Newcastle paid £55million to sign Sandro Tonali three years ago. It would take north of £90m to sell him, which is why his name sits at the centre of the club's summer plans rather than on the fringes of them. He has been a regular all season, and the numbers suggest Newcastle are dealing with a player whose value is built on more than resale talk.
Why Tonali is so hard to price
Tonali's Premier League season finished with a 6.96 rating, 35 appearances and 2,554 minutes. He also produced two goal contributions, which is not the point of his game, but it does underline how much of his value comes from structure and control rather than headline output. That is usually where the price conversation gets awkward, because the player Newcastle bought is still the player they would struggle to replace.
Ben Jacobs put it plainly on football365.com: "Sandro Tonali remains a player appreciated, but Man United will only do a deal if the price drops." The quoted figure around Newcastle's side is still north of £90m, and that gap matters. Newcastle are not talking about a cheap sale, and they are not talking about a player who has failed to settle either. This is a valuation problem, not a form problem.
Arsenal's interest has a clear limit
Arsenal have been linked with Tonali, but Ray Parlour's view on their priorities pushes the story in a different direction.
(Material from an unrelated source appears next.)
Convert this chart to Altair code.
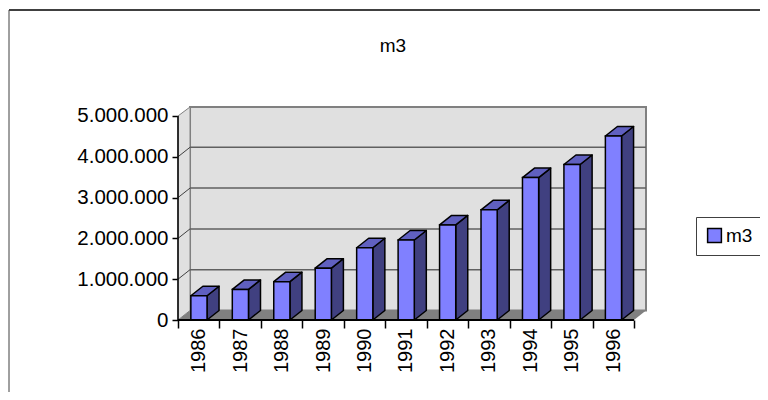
import altair as alt
import pandas as pd

years = [1986, 1987, 1988, 1989, 1990, 1991, 1992, 1993, 1994, 1995, 1996]
values = [595000, 750000, 940000, 1270000, 1770000, 1960000, 2330000, 2700000, 3490000, 3810000, 4510000]
grid_values = [0, 1000000, 2000000, 3000000, 4000000, 5000000]

# Depth of the oblique wall, in data units of each scale
DX = 0.29
DY = 233000
XMAX = 11 + DX
YMAX = 5220000
GAP = 0.31
BARW = 0.39

rows, side, top = [], [], []
for i, (yr, v) in enumerate(zip(years, values)):
    x0 = i + GAP
    x1 = x0 + BARW
    rows.append(dict(year=yr, x0=x0, x1=x1, v=v, series="m3"))
    side += [dict(year=yr, x=x1, lo=0, hi=v), dict(year=yr, x=x1 + DX, lo=DY, hi=v + DY)]
    top += [dict(year=yr, x=x0, lo=v, hi=v), dict(year=yr, x=x0 + DX, lo=v, hi=v + DY),
            dict(year=yr, x=x1, lo=v, hi=v + DY), dict(year=yr, x=x1 + DX, lo=v + DY, hi=v + DY)]

bars = pd.DataFrame(rows)
x_scale = alt.Scale(domain=[0, XMAX], nice=False, zero=False)
y_scale = alt.Scale(domain=[0, YMAX], nice=False)

x_axis = alt.Axis(values=list(range(12)), domain=False, grid=False, tickColor="black", tickSize=8,
                  tickWidth=1.5, title=None,
                  labelExpr="datum.value < 11 ? toString(1986 + datum.value) : ''",
                  labelAngle=-90, labelAlign="right", labelBaseline="middle",
                  labelOffset=20.7, labelPadding=0, labelFontSize=20,
                  labelFont="Liberation Sans", labelColor="black", labelOverlap=False)
y_axis = alt.Axis(values=grid_values, domain=False, grid=False, tickColor="black", title=None,
                  tickSize=6, tickWidth=1.5, labelPadding=4, labelFontSize=20.5,
                  labelFont="Liberation Sans", labelColor="black",
                  labelExpr="replace(format(datum.value, ','), regexp(',', 'g'), '.')")


def X(field):
    return alt.X(field, scale=x_scale, axis=x_axis)


def Y(field):
    return alt.Y(field, scale=y_scale, axis=y_axis)


WALL = "#e0e0e0"
EDGE = "#808080"

back = alt.Chart(pd.DataFrame([dict(x=DX, x2=XMAX, lo=DY, hi=YMAX)])).mark_rect(
    fill=WALL, stroke=EDGE, strokeWidth=2
).encode(x=X("x:Q"), x2="x2:Q", y=Y("lo:Q"), y2="hi:Q")

left_wall = alt.Chart(pd.DataFrame([dict(x=0, lo=0, hi=5000000), dict(x=DX, lo=DY, hi=YMAX)])).mark_area(
    fill=WALL, stroke=EDGE, strokeWidth=1, orient="vertical"
).encode(x=X("x:Q"), y=Y("lo:Q"), y2="hi:Q")

floor = alt.Chart(pd.DataFrame([dict(x=0, lo=0, hi=0), dict(x=DX, lo=0, hi=DY), dict(x=11, lo=0, hi=DY),
                                dict(x=XMAX, lo=DY, hi=DY)])).mark_area(
    fill=EDGE, orient="vertical"
).encode(x=X("x:Q"), y=Y("lo:Q"), y2="hi:Q")

grid_df = pd.DataFrame([dict(v=v, a=DX, b=XMAX, lvl=v + DY) for v in grid_values[1:-1]])
grid = alt.Chart(grid_df).mark_rule(color="#606060", strokeWidth=1.5).encode(
    x=X("a:Q"), x2="b:Q", y=Y("lvl:Q"))

side_lines = []
for v in grid_values[1:-1]:
    side_lines += [dict(v=v, x=0, y=v), dict(v=v, x=DX, y=v + DY)]
grid_side = alt.Chart(pd.DataFrame(side_lines)).mark_line(color="#404040", strokeWidth=1).encode(
    x=X("x:Q"), y=Y("y:Q"), detail="v:Q")

left_axis = alt.Chart(pd.DataFrame([dict(x=0, a=0, b=5000000)])).mark_rule(color="black", strokeWidth=1.5).encode(
    x=X("x:Q"), y=Y("a:Q"), y2="b:Q")
base_axis = alt.Chart(pd.DataFrame([dict(a=0, b=11, y=0)])).mark_rule(color="black", strokeWidth=2).encode(
    x=X("a:Q"), x2="b:Q", y=Y("y:Q"))


def face(data, color):
    return alt.Chart(pd.DataFrame(data)).mark_area(
        fill=color, stroke="black", strokeWidth=1.5, strokeJoin="round", orient="vertical"
    ).encode(x=X("x:Q"), y=Y("lo:Q"), y2="hi:Q", detail="year:O")


side_face = face(side, "#404080")
top_face = face(top, "#6060c0")

front = alt.Chart(bars).mark_bar(stroke="black", strokeWidth=1.5).encode(
    x=X("x0:Q"), x2="x1:Q", y=Y("v:Q"), y2=alt.datum(0),
    color=alt.Color("series:N", scale=alt.Scale(domain=["m3"], range=["#8080ff"]),
                    legend=alt.Legend(title=None, orient="none", legendX=518, legendY=110,
                                      fillColor="white", strokeColor="#404040", padding=9,
                                      symbolType="square", symbolSize=190, symbolStrokeColor="black",
                                      symbolStrokeWidth=1.5, labelFontSize=19, labelOffset=2,
                                      labelFont="Liberation Sans", labelColor="black")),
)

# Outer frame, placed in pixels relative to the plot area
frame_top = alt.Chart(pd.DataFrame([dict(k=1)])).mark_rule(color="black", strokeWidth=1.5).encode(
    x=alt.value(-169), x2=alt.value(582), y=alt.value(-97))
frame_left = alt.Chart(pd.DataFrame([dict(k=1)])).mark_rule(color="#404040", strokeWidth=1).encode(
    x=alt.value(-169), y=alt.value(-97), y2=alt.value(285))

chart = alt.layer(
    back, floor, left_wall, grid, grid_side, left_axis, side_face, top_face, front, base_axis,
    frame_top, frame_left
).properties(
    width=468, height=213,
    padding={"left": 170, "top": 99, "right": 114, "bottom": 72},
    autosize=alt.AutoSizeParams(type="none"),
    title=alt.TitleParams("m3", anchor="middle", fontSize=19, fontWeight="normal",
                          font="Liberation Sans", color="black", offset=0, dx=-19, dy=47),
).configure_view(stroke=None)

chart.save("out.html", embed_options={"renderer": "svg", "actions": False})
He said Arsenal's transfer priorities are "a striker first, and maybe a left winger before they start thinking about Tonali or anyone else." That lines up with the wider picture: Arsenal finished first in the Premier League, so any major spend has to be targeted.
Tonali is an easy player to admire. The harder part is justifying him ahead of a striker or a left winger when the rest of the market is demanding the same money. Newcastle know that as well as anyone. If they decide to cash in, they need a fee that reflects both what they paid and what he still gives them. At the moment, north of £90m is the number that keeps coming back.
Newcastle's own season also explains why this matters. They finished 11th in the Premier League after 37 matches, with 49 points and a 0 goal difference, and that kind of finish usually forces hard decisions rather than sentimental ones. But Tonali is the player at the centre of the hardest one. If Newcastle do move him on, they will need a fee that changes the rest of their summer.